Transcribe every line exactly and omit anything that is a picture.

********************

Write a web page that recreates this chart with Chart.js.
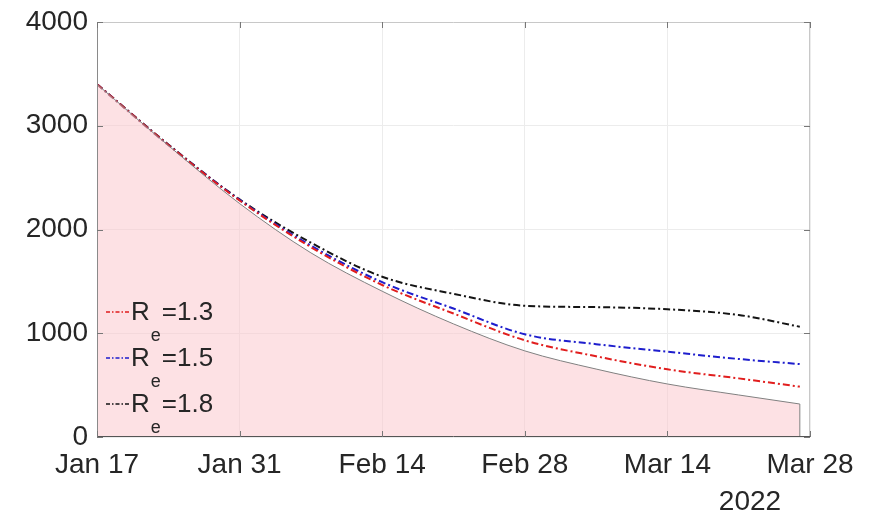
<!DOCTYPE html>
<html>
<head>
<meta charset="utf-8">
<script src="https://cdn.jsdelivr.net/npm/chart.js@4.4.1/dist/chart.umd.min.js"></script>
<style>
  html, body { margin: 0; padding: 0; background: #fff; }
  #wrap { width: 875px; height: 515px; }
</style>
</head>
<body>
<div id="wrap"><canvas id="myChart" width="875" height="515"></canvas></div>
<script>
// days since Jan 17 2022
let days = [0, 7, 14, 21, 28, 35, 42, 49, 56, 63, 69];
let baseline = [3400, 2810, 2250, 1775, 1405, 1090, 830, 655, 511, 405, 318];
let re13 = [3400, 2815, 2280, 1830, 1465, 1190, 932, 778, 652, 565, 485];
let re15 = [3400, 2815, 2285, 1845, 1492, 1238, 990, 895, 822, 752, 703];
let re18 = [3400, 2820, 2290, 1873, 1545, 1380, 1265, 1252, 1231, 1176, 1063];

let tickDays = [0, 14, 28, 42, 56, 70];
let tickLabels = ['Jan 17', 'Jan 31', 'Feb 14', 'Feb 28', 'Mar 14', 'Mar 28'];
let yTicks = [0, 1000, 2000, 3000, 4000];
let yearLabel = '2022';

let series = [
    { value: '1.3', data: re13, color: 'rgb(225, 30, 30)' },
    { value: '1.5', data: re15, color: 'rgb(30, 30, 205)' },
    { value: '1.8', data: re18, color: 'rgb(20, 20, 20)' }
];

function toPoints(arr) {
    return days.map(function(d, i) { return { x: d, y: arr[i] }; });
}

const FONT = '"Liberation Sans", Arial, sans-serif';
const TEXT = '#262626';
const DASH = [7, 3, 2, 3];

// axes box, inward ticks, end edge of the fill, legend and year label
const decor = {
    id: 'decor',
    afterDraw(chart) {
        const ctx = chart.ctx;
        const a = chart.chartArea;
        const xs = chart.scales.x;
        const ys = chart.scales.y;
        ctx.save();

        // vertical edge of the shaded area
        const last = days.length - 1;
        const ex = xs.getPixelForValue(days[last]);
        ctx.strokeStyle = '#808080';
        ctx.lineWidth = 1;
        ctx.beginPath();
        ctx.moveTo(ex, ys.getPixelForValue(baseline[last]));
        ctx.lineTo(ex, a.bottom);
        ctx.stroke();

        // box
        ctx.strokeStyle = '#c8c8c8';
        ctx.beginPath();
        ctx.moveTo(a.left, a.top + 0.5);
        ctx.lineTo(a.right, a.top + 0.5);
        ctx.moveTo(a.right - 0.5, a.top);
        ctx.lineTo(a.right - 0.5, a.bottom);
        ctx.stroke();
        ctx.strokeStyle = '#8a8a8a';
        ctx.beginPath();
        ctx.moveTo(a.left + 0.5, a.top);
        ctx.lineTo(a.left + 0.5, a.bottom);
        ctx.stroke();
        ctx.strokeStyle = '#555';
        ctx.beginPath();
        ctx.moveTo(a.left, a.bottom - 0.5);
        ctx.lineTo(a.right, a.bottom - 0.5);
        ctx.stroke();

        // inward ticks
        ctx.strokeStyle = '#777';
        ctx.beginPath();
        yTicks.forEach(function(v) {
            const y = Math.round(ys.getPixelForValue(v)) + 0.5;
            ctx.moveTo(a.left, y); ctx.lineTo(a.left + 6, y);
            ctx.moveTo(a.right, y); ctx.lineTo(a.right - 6, y);
        });
        tickDays.forEach(function(v) {
            const x = Math.round(xs.getPixelForValue(v)) + 0.5;
            ctx.moveTo(x, a.bottom); ctx.lineTo(x, a.bottom - 6);
            ctx.moveTo(x, a.top); ctx.lineTo(x, a.top + 6);
        });
        ctx.stroke();

        // legend
        series.forEach(function(s, i) {
            const base = a.top + 298 + i * 46;
            ctx.strokeStyle = s.color;
            ctx.lineWidth = 1.5;
            ctx.setLineDash([4, 2, 1.5, 2]);
            ctx.beginPath();
            ctx.moveTo(a.left + 9, base - 8);
            ctx.lineTo(a.left + 33, base - 8);
            ctx.stroke();
            ctx.setLineDash([]);

            ctx.fillStyle = TEXT;
            ctx.textBaseline = 'alphabetic';
            ctx.textAlign = 'left';
            let x = a.left + 34;
            ctx.font = '26px ' + FONT;
            ctx.fillText('R', x, base);
            x += ctx.measureText('R').width + 1;
            ctx.font = '18px ' + FONT;
            ctx.fillText('e', x, base + 21);
            x += ctx.measureText('e').width + 1;
            ctx.font = '26px ' + FONT;
            ctx.fillText('=' + s.value, x, base);
        });

        // year under the last date
        ctx.font = '28px ' + FONT;
        ctx.fillStyle = TEXT;
        ctx.textAlign = 'center';
        ctx.fillText(yearLabel, a.right - 60, 510);

        ctx.restore();
    }
};

let datasets = [{
    label: 'baseline',
    data: toPoints(baseline),
    borderColor: '#808080',
    borderWidth: 1,
    backgroundColor: 'rgba(252, 196, 202, 0.5)',
    fill: 'origin',
    pointRadius: 0,
    cubicInterpolationMode: 'monotone'
}];
series.forEach(function(s) {
    datasets.push({
        label: 'Re=' + s.value,
        data: toPoints(s.data),
        borderColor: s.color,
        borderWidth: 2,
        borderDash: DASH,
        fill: false,
        pointRadius: 0,
        cubicInterpolationMode: 'monotone'
    });
});

let ctx = document.getElementById('myChart').getContext('2d');
let myChart = new Chart(ctx, {
    type: 'line',
    data: { datasets: datasets },
    plugins: [decor],
    options: {
        responsive: false,
        animation: false,
        layout: { padding: { top: 22, right: 65, left: 0, bottom: 0 } },
        plugins: {
            legend: { display: false },
            tooltip: { enabled: false }
        },
        scales: {
            x: {
                type: 'linear',
                min: 0,
                max: 70,
                afterBuildTicks: function(scale) {
                    scale.ticks = tickDays.map(function(v) { return { value: v }; });
                },
                afterFit: function(scale) { scale.height = 78; },
                border: { display: false },
                grid: { color: '#ececec', drawTicks: false },
                ticks: {
                    padding: 11,
                    maxRotation: 0,
                    color: TEXT,
                    font: { family: FONT, size: 28 },
                    callback: function(v) { return tickLabels[tickDays.indexOf(v)]; }
                }
            },
            y: {
                min: 0,
                max: 4000,
                afterBuildTicks: function(scale) {
                    scale.ticks = yTicks.map(function(v) { return { value: v }; });
                },
                afterFit: function(scale) {
                    scale.width = 97;
                    scale.paddingTop = 0;
                    scale.paddingBottom = 0;
                },
                border: { display: false },
                grid: { color: '#ececec', drawTicks: false },
                ticks: {
                    padding: 9,
                    color: TEXT,
                    font: { family: FONT, size: 28 },
                    callback: function(v) { return String(v); }
                }
            }
        }
    }
});
</script>
</body>
</html>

********************

• **Problem solution**
Write a web page that recreates this chart with Chart.js.
<!DOCTYPE html>
<html>
<head>
<meta charset="utf-8">
<script src="https://cdn.jsdelivr.net/npm/chart.js@4.4.1/dist/chart.umd.min.js"></script>
<style>
  html, body { margin: 0; padding: 0; background: #fff; }
  #wrap { width: 875px; height: 515px; }
</style>
</head>
<body>
<div id="wrap"><canvas id="myChart" width="875" height="515"></canvas></div>
<script>
// days since Jan 17 2022
let days = [0, 7, 14, 21, 28, 35, 42, 49, 56, 63, 69];
let baseline = [3400, 2810, 2250, 1775, 1405, 1090, 830, 655, 511, 405, 318];
let re13 = [3400, 2815, 2280, 1830, 1465, 1190, 932, 778, 652, 565, 485];
let re15 = [3400, 2815, 2285, 1845, 1492, 1238, 990, 895, 822, 752, 703];
let re18 = [3400, 2820, 2290, 1873, 1545, 1380, 1265, 1252, 1231, 1176, 1063];

let tickDays = [0, 14, 28, 42, 56, 70];
let tickLabels = ['Jan 17', 'Jan 31', 'Feb 14', 'Feb 28', 'Mar 14', 'Mar 28'];
let yTicks = [0, 1000, 2000, 3000, 4000];
let yearLabel = '2022';

let series = [
    { value: '1.3', data: re13, color: 'rgb(225, 30, 30)' },
    { value: '1.5', data: re15, color: 'rgb(30, 30, 205)' },
    { value: '1.8', data: re18, color: 'rgb(20, 20, 20)' }
];

function toPoints(arr) {
    return days.map(function(d, i) { return { x: d, y: arr[i] }; });
}

const FONT = '"Liberation Sans", Arial, sans-serif';
const TEXT = '#262626';
const DASH = [7, 3, 2, 3];

// axes box, inward ticks, end edge of the fill, legend and year label
const decor = {
    id: 'decor',
    afterDraw(chart) {
        const ctx = chart.ctx;
        const a = chart.chartArea;
        const xs = chart.scales.x;
        const ys = chart.scales.y;
        ctx.save();

        // vertical edge of the shaded area
        const last = days.length - 1;
        const ex = xs.getPixelForValue(days[last]);
        ctx.strokeStyle = '#808080';
        ctx.lineWidth = 1;
        ctx.beginPath();
        ctx.moveTo(ex, ys.getPixelForValue(baseline[last]));
        ctx.lineTo(ex, a.bottom);
        ctx.stroke();

        // box
        ctx.strokeStyle = '#c8c8c8';
        ctx.beginPath();
        ctx.moveTo(a.left, a.top + 0.5);
        ctx.lineTo(a.right, a.top + 0.5);
        ctx.moveTo(a.right - 0.5, a.top);
        ctx.lineTo(a.right - 0.5, a.bottom);
        ctx.stroke();
        ctx.strokeStyle = '#8a8a8a';
        ctx.beginPath();
        ctx.moveTo(a.left + 0.5, a.top);
        ctx.lineTo(a.left + 0.5, a.bottom);
        ctx.stroke();
        ctx.strokeStyle = '#555';
        ctx.beginPath();
        ctx.moveTo(a.left, a.bottom - 0.5);
        ctx.lineTo(a.right, a.bottom - 0.5);
        ctx.stroke();

        // inward ticks
        ctx.strokeStyle = '#777';
        ctx.beginPath();
        yTicks.forEach(function(v) {
            const y = Math.round(ys.getPixelForValue(v)) + 0.5;
            ctx.moveTo(a.left, y); ctx.lineTo(a.left + 6, y);
            ctx.moveTo(a.right, y); ctx.lineTo(a.right - 6, y);
        });
        tickDays.forEach(function(v) {
            const x = Math.round(xs.getPixelForValue(v)) + 0.5;
            ctx.moveTo(x, a.bottom); ctx.lineTo(x, a.bottom - 6);
            ctx.moveTo(x, a.top); ctx.lineTo(x, a.top + 6);
        });
        ctx.stroke();

        // legend
        series.forEach(function(s, i) {
            const base = a.top + 298 + i * 46;
            ctx.strokeStyle = s.color;
            ctx.lineWidth = 1.5;
            ctx.setLineDash([4, 2, 1.5, 2]);
            ctx.beginPath();
            ctx.moveTo(a.left + 9, base - 8);
            ctx.lineTo(a.left + 33, base - 8);
            ctx.stroke();
            ctx.setLineDash([]);

            ctx.fillStyle = TEXT;
            ctx.textBaseline = 'alphabetic';
            ctx.textAlign = 'left';
            let x = a.left + 34;
            ctx.font = '26px ' + FONT;
            ctx.fillText('R', x, base);
            x += ctx.measureText('R').width + 1;
            ctx.font = '18px ' + FONT;
            ctx.fillText('e', x, base + 21);
            x += ctx.measureText('e').width + 1;
            ctx.font = '26px ' + FONT;
            ctx.fillText('=' + s.value, x, base);
        });

        // year under the last date
        ctx.font = '28px ' + FONT;
        ctx.fillStyle = TEXT;
        ctx.textAlign = 'center';
        ctx.fillText(yearLabel, a.right - 60, 510);

        ctx.restore();
    }
};

let datasets = [{
    label: 'baseline',
    data: toPoints(baseline),
    borderColor: '#808080',
    borderWidth: 1,
    backgroundColor: 'rgba(252, 196, 202, 0.5)',
    fill: 'origin',
    pointRadius: 0,
    cubicInterpolationMode: 'monotone'
}];
series.forEach(function(s) {
    datasets.push({
        label: 'Re=' + s.value,
        data: toPoints(s.data),
        borderColor: s.color,
        borderWidth: 2,
        borderDash: DASH,
        fill: false,
        pointRadius: 0,
        cubicInterpolationMode: 'monotone'
    });
});

let ctx = document.getElementById('myChart').getContext('2d');
let myChart = new Chart(ctx, {
    type: 'line',
    data: { datasets: datasets },
    plugins: [decor],
    options: {
        responsive: false,
        animation: false,
        layout: { padding: { top: 22, right: 65, left: 0, bottom: 0 } },
        plugins: {
            legend: { display: false },
            tooltip: { enabled: false }
        },
        scales: {
            x: {
                type: 'linear',
                min: 0,
                max: 70,
                afterBuildTicks: function(scale) {
                    scale.ticks = tickDays.map(function(v) { return { value: v }; });
                },
                afterFit: function(scale) { scale.height = 78; },
                border: { display: false },
                grid: { color: '#ececec', drawTicks: false },
                ticks: {
                    padding: 11,
                    maxRotation: 0,
                    color: TEXT,
                    font: { family: FONT, size: 28 },
                    callback: function(v) { return tickLabels[tickDays.indexOf(v)]; }
                }
            },
            y: {
                min: 0,
                max: 4000,
                afterBuildTicks: function(scale) {
                    scale.ticks = yTicks.map(function(v) { return { value: v }; });
                },
                afterFit: function(scale) {
                    scale.width = 97;
                    scale.paddingTop = 0;
                    scale.paddingBottom = 0;
                },
                border: { display: false },
                grid: { color: '#ececec', drawTicks: false },
                ticks: {
                    padding: 9,
                    color: TEXT,
                    font: { family: FONT, size: 28 },
                    callback: function(v) { return String(v); }
                }
            }
        }
    }
});
</script>
</body>
</html>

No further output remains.